Fe atev an emri rabbihim fe ehazethumus saıkatu ve hum yenzurun
Fe atev an emri rabbihim fe ehazethumus sâikatu ve hum yanzurûn(yanzurûne).
A. GÖLPINARLI :
Derken Rablerinin emrine karşı azgınlıkta bulunmuşlardı da onları bir yıldırımdır, gelip helâk edivermişti ve onlar da bakıp duruyorlardı.
ADEM UĞUR :
Rablerinin emrine karşı geldiler. Bu yüzden, bakıp dururlarken onları yıldırım çarpıverdi.
ALİ FIKRİ YAVUZ :
Rablerinin emrinden uzaklaşıb azmışlardı. Bu yüzden bakınıb dururlarken kendilerini yıldırım çarpıvermişti.
BEKİR SADAK :
Onlar Rablerinin buyrugundan cikmislardi; bunun uzerine kendilerini gozleri gore gore yildirim carpti.
CELAL YILDIRIM :
Onlar ise azgınlık gösterip, Rablarının emrinin dışına çıkmışlardı. Bu yüzden bakıp dururken yıldırım onları yakalayıvermişti.
DİYANET :
Derken Rablerinin emrinden uzaklaşıp azmışlardı. Bu yüzden bakınıp dururken kendilerini yıldırım çarpıvermişti.
DİYANET VAKFI :
Rablerinin emrine karşı geldiler. Bu yüzden, bakıp dururlarken onları yıldırım çarpıverdi.
DİYANET İSLERİ :
Onlar Rablerinin buyruğundan çıkmışlardı; bunun üzerine kendilerini gözleri göre göre yıldırım çarptı.
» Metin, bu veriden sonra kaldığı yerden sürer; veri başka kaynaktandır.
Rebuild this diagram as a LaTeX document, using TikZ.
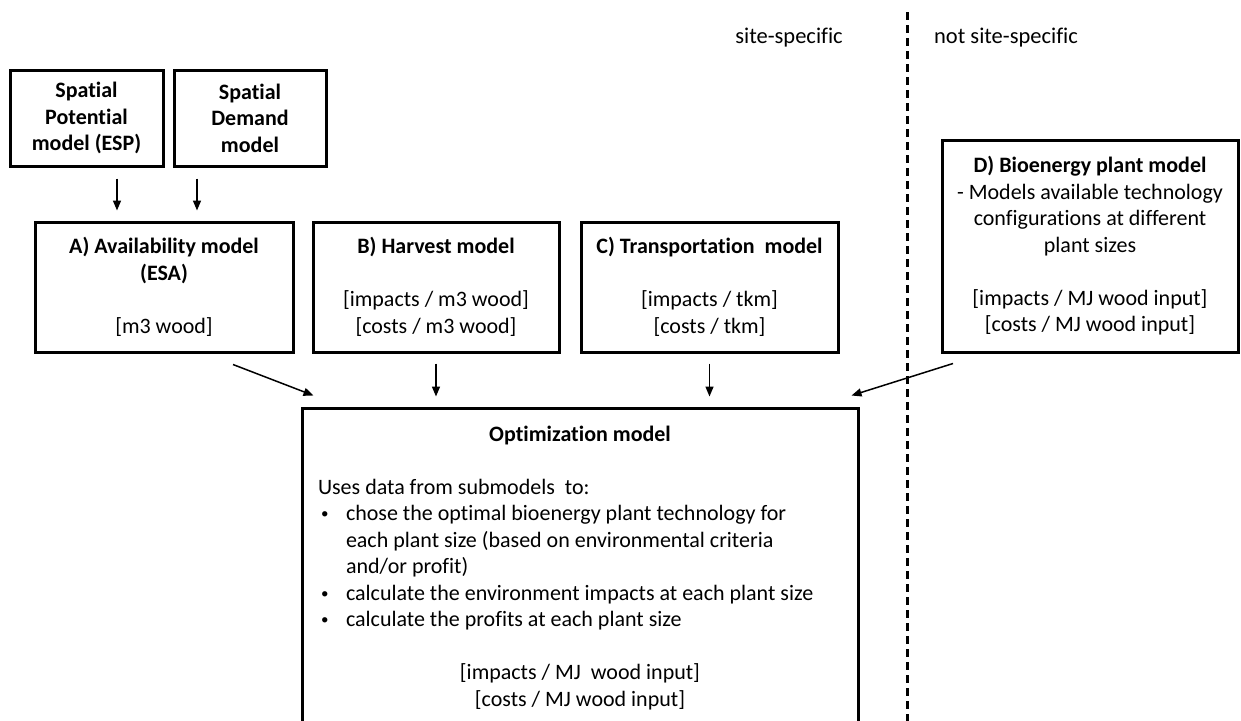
\documentclass[tikz,border=0pt]{standalone}
\usepackage{fontspec}
\setmainfont{Carlito}[Ligatures=NoCommon]
\usetikzlibrary{arrows.meta}

\newcommand{\bul}{\par\hangindent=28pt\hangafter=1\noindent\makebox[28pt][l]{\hspace{3pt}\raisebox{2pt}{\fontsize{15}{15}\selectfont\textbullet}}}

\begin{document}
\begin{tikzpicture}[x=1pt,y=-1pt,
    box/.style={draw,line width=3pt,inner sep=0pt,align=center,
        font=\fontsize{22}{26.5}\selectfont},
    arr/.style={line width=1.5pt,-{Triangle[length=10pt,width=8pt]}}]
    \useasboundingbox (0,0) rectangle (1241,720);
    % spatial input models
    \node (SP) at (86.5,118) [box,minimum width=153pt,minimum height=96pt] {\textbf{Spatial}\\\textbf{Potential}\\\textbf{model (ESP)}};
    \node (SD) at (250,118) [box,minimum width=152pt,minimum height=96pt] {\textbf{Spatial}\\\textbf{Demand}\\\textbf{model}};
    % submodels
    \node (A) at (164,287) [box,minimum width=258pt,minimum height=130pt] {\textbf{A) Availability model}\\\textbf{(ESA)}\\[26.5pt]{[}m3 wood{]}};
    \node (B) at (436,287) [box,minimum width=246pt,minimum height=130pt] {\textbf{B) Harvest model}\\[26.5pt]{[}impacts / m3 wood{]}\\{[}costs / m3 wood{]}};
    \node (C) at (709.5,287) [box,minimum width=257pt,minimum height=130pt] {\textbf{C) Transportation~ model}\\[26.5pt]{[}impacts / tkm{]}\\{[}costs / tkm{]}};
    \node (D) at (1090,246) [box,minimum width=296pt,minimum height=212pt] {\textbf{D) Bioenergy plant model}\\- Models available technology\\configurations at different\\plant sizes\\[26.5pt]{[}impacts / MJ wood input{]}\\{[}costs / MJ wood input{]}};
    % optimization
    \node (Opt) at (580,568) [box,minimum width=556pt,minimum height=320pt,text width=524pt,align=left] {%
        \spaceskip=0pt\xspaceskip=0pt
        \centering\textbf{Optimization model}\par
        \vspace{26.5pt}%
        \raggedright Uses data from submodels\ \ to:
        \bul chose the optimal bioenergy plant technology for\newline each plant size (based on environmental criteria\newline and/or profit)
        \bul calculate the environment impacts at each plant size
        \bul calculate the profits at each plant size\par
        \vspace{26.5pt}%
        \centering{[}impacts / MJ\ \ wood input{]}\par
        {[}costs / MJ wood input{]}\par};
    \draw[arr] ([xshift=30.5pt,yshift=-11pt]SP.south) -- ([xshift=-47pt,yshift=10pt]A.north);
    \draw[arr] ([xshift=-53pt,yshift=-11pt]SD.south) -- ([xshift=33pt,yshift=10pt]A.north);
    \draw[arr] ([xshift=69pt,yshift=-11pt]A.south) -- ([xshift=13pt,yshift=11pt]Opt.north west);
    \draw[arr] ([yshift=-10pt]B.south) -- ([xshift=-144pt,yshift=10pt]Opt.north);
    \draw[arr] ([yshift=-10pt]C.south) -- ([xshift=129.5pt,yshift=10pt]Opt.north);
    \draw[arr] ([xshift=-137pt,yshift=-10pt]D.south) -- ([xshift=-8pt,yshift=11pt]Opt.north east);
    % site border
    \coordinate (Lt) at (907,12);
    \coordinate (Lb) at (907,722);
    \draw[line width=3pt,dash pattern=on 8pt off 5pt] (Lt) -- (Lb);
    \node (S) at (789,38) [font=\fontsize{22.5}{26}\selectfont] {site-specific};
    \node (N) at (1006,38) [font=\fontsize{22.5}{26}\selectfont] {not site-specific};
\end{tikzpicture}
\end{document}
ELMALILI M. HAMDİ (ORJİNAL):
Rablarının emrinden azgınlık ettiler, bu yüzden o sâika kendilerini yakalayıverdi, bakınıp duruyorlardı
ELMALILI M. HAMDİ (SADE.) :
Rablerinin emrinden azgınlık ettiler (dışarı çıktılar), bu yüzden bakınıp dururlarken yıldırım kendilerini yakalayıverdi.
GÜLTEKİN ONAN :
Ancak rablerinin buyruğuna baş kaldırdılar; böylece bakıp dururlarken, onları yıldırım çarpıp yakaladı.
H. BASRİ ÇANTAY :
Rablerinin emrinden uzaklaşıb azmışlardı. (Bu yüzden) kendilerine de göre göre, onları yıldırım tutuvermişdi.
FİZİLAL :
Rab´lerinin buyruğuna baş kaldırdılar, bu yüzden bakıp dururlarken onları yıldırım yakaladı.
İBNİ KESİR :
Onlar ise Rabblarının emrine başkaldırmışlardı, buyruğundan çıkmışlardı. Bunun üzerine kendilerini göz göre göre yıldırım çarpmıştı.
MUHAMMET ESED :
(çünkü) Rablerinin buyruğuna baş kaldırmışlardı; bunun üzerine, (ümitsizce) bakınıp dururlarken bir ceza şimşeği onları yakalamıştı,
Ö NASUHİ BİLMEN :
(43-44) Semûd´da da (O´nun kıssasında da ibret vardır). O vakit onlara denilmişti ki, «Bir zamana kadar faidelenin.» Onlar ise Rablerinin emrine imtisalden kaçındılar, artık onları bakar oldukları halde yıldırım yakaladı.
TEFHİMÜL KURAN :
Ancak Rablerinin emrine baş kaldırdılar; böylece bakıp dururlarken, onları yıldırım çarpıp yakaladı.
SÜLEYMAN ATEŞ :
Rablerinin buyruğuna başkaldırdılar, bu yüzden onlar bakıp dururlarken, onları yıldırım yakaladı.
ŞABAN PİRİŞ :
Rab’lerinin emrinden çıkmışlar, bakıp dururlarken onları yıldırım çarpmıştı.